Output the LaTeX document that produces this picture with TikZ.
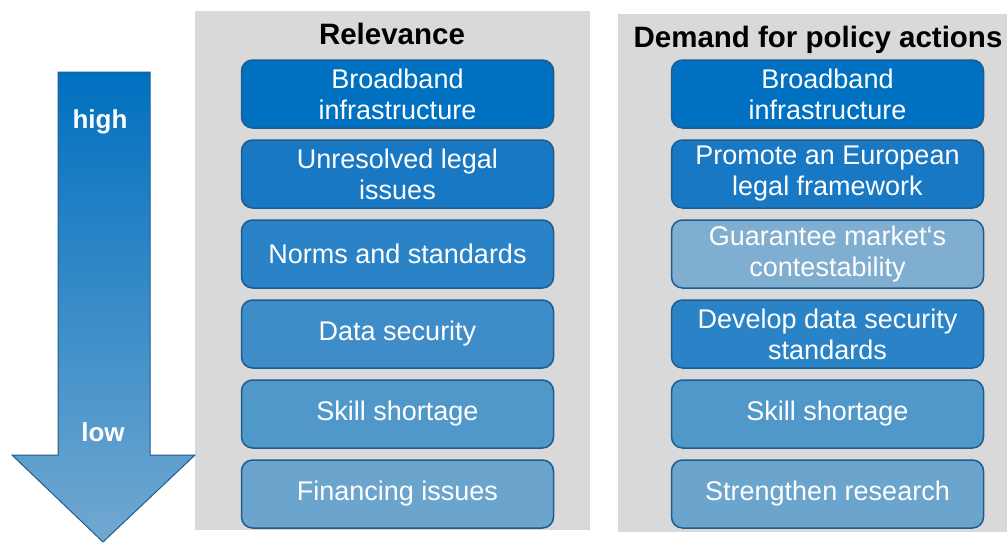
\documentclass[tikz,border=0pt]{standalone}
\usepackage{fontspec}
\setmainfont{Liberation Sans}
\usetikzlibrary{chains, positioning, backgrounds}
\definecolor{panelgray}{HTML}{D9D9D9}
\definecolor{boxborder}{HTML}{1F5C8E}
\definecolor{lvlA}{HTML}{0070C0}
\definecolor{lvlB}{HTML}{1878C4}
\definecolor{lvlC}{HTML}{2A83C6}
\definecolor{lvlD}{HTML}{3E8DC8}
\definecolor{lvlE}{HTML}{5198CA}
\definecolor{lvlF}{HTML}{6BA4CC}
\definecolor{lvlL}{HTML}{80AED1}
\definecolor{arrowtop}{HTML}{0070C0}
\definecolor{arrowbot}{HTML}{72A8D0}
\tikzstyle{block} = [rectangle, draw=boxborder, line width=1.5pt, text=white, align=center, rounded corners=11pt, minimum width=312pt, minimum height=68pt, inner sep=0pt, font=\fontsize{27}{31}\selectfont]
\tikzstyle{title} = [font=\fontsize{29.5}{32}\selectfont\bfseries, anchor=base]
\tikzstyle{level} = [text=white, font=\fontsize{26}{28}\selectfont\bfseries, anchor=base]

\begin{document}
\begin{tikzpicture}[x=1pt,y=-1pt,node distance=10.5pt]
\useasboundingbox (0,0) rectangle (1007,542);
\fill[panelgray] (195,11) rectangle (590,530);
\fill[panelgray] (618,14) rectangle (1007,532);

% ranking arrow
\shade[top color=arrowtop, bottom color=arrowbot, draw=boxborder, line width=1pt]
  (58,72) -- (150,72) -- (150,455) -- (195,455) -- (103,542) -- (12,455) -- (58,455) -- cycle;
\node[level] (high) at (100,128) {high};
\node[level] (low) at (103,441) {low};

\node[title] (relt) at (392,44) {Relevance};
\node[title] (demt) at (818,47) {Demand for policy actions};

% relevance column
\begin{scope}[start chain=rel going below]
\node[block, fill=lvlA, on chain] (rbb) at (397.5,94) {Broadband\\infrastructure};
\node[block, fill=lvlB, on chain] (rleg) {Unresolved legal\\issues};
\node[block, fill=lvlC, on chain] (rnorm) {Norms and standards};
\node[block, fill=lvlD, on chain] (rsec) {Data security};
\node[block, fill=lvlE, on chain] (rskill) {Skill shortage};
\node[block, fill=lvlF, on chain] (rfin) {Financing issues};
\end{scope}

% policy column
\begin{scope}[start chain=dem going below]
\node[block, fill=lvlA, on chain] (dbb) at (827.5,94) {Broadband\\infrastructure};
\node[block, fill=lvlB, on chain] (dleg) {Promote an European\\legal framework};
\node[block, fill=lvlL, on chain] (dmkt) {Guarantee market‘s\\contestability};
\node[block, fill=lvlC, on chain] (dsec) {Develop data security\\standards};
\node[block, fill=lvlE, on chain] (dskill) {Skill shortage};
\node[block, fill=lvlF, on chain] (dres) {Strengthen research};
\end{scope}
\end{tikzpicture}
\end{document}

_____

◆ Set exercise:
Begin at the first line of the data above and repeat each line exactly, stopping after the line containing "(demt) at (818,47)". Omit the pictures.

◆ Correct output:
Output the LaTeX document that produces this picture with TikZ.
\documentclass[tikz,border=0pt]{standalone}
\usepackage{fontspec}
\setmainfont{Liberation Sans}
\usetikzlibrary{chains, positioning, backgrounds}
\definecolor{panelgray}{HTML}{D9D9D9}
\definecolor{boxborder}{HTML}{1F5C8E}
\definecolor{lvlA}{HTML}{0070C0}
\definecolor{lvlB}{HTML}{1878C4}
\definecolor{lvlC}{HTML}{2A83C6}
\definecolor{lvlD}{HTML}{3E8DC8}
\definecolor{lvlE}{HTML}{5198CA}
\definecolor{lvlF}{HTML}{6BA4CC}
\definecolor{lvlL}{HTML}{80AED1}
\definecolor{arrowtop}{HTML}{0070C0}
\definecolor{arrowbot}{HTML}{72A8D0}
\tikzstyle{block} = [rectangle, draw=boxborder, line width=1.5pt, text=white, align=center, rounded corners=11pt, minimum width=312pt, minimum height=68pt, inner sep=0pt, font=\fontsize{27}{31}\selectfont]
\tikzstyle{title} = [font=\fontsize{29.5}{32}\selectfont\bfseries, anchor=base]
\tikzstyle{level} = [text=white, font=\fontsize{26}{28}\selectfont\bfseries, anchor=base]

\begin{document}
\begin{tikzpicture}[x=1pt,y=-1pt,node distance=10.5pt]
\useasboundingbox (0,0) rectangle (1007,542);
\fill[panelgray] (195,11) rectangle (590,530);
\fill[panelgray] (618,14) rectangle (1007,532);

% ranking arrow
\shade[top color=arrowtop, bottom color=arrowbot, draw=boxborder, line width=1pt]
  (58,72) -- (150,72) -- (150,455) -- (195,455) -- (103,542) -- (12,455) -- (58,455) -- cycle;
\node[level] (high) at (100,128) {high};
\node[level] (low) at (103,441) {low};

\node[title] (relt) at (392,44) {Relevance};
\node[title] (demt) at (818,47) {Demand for policy actions};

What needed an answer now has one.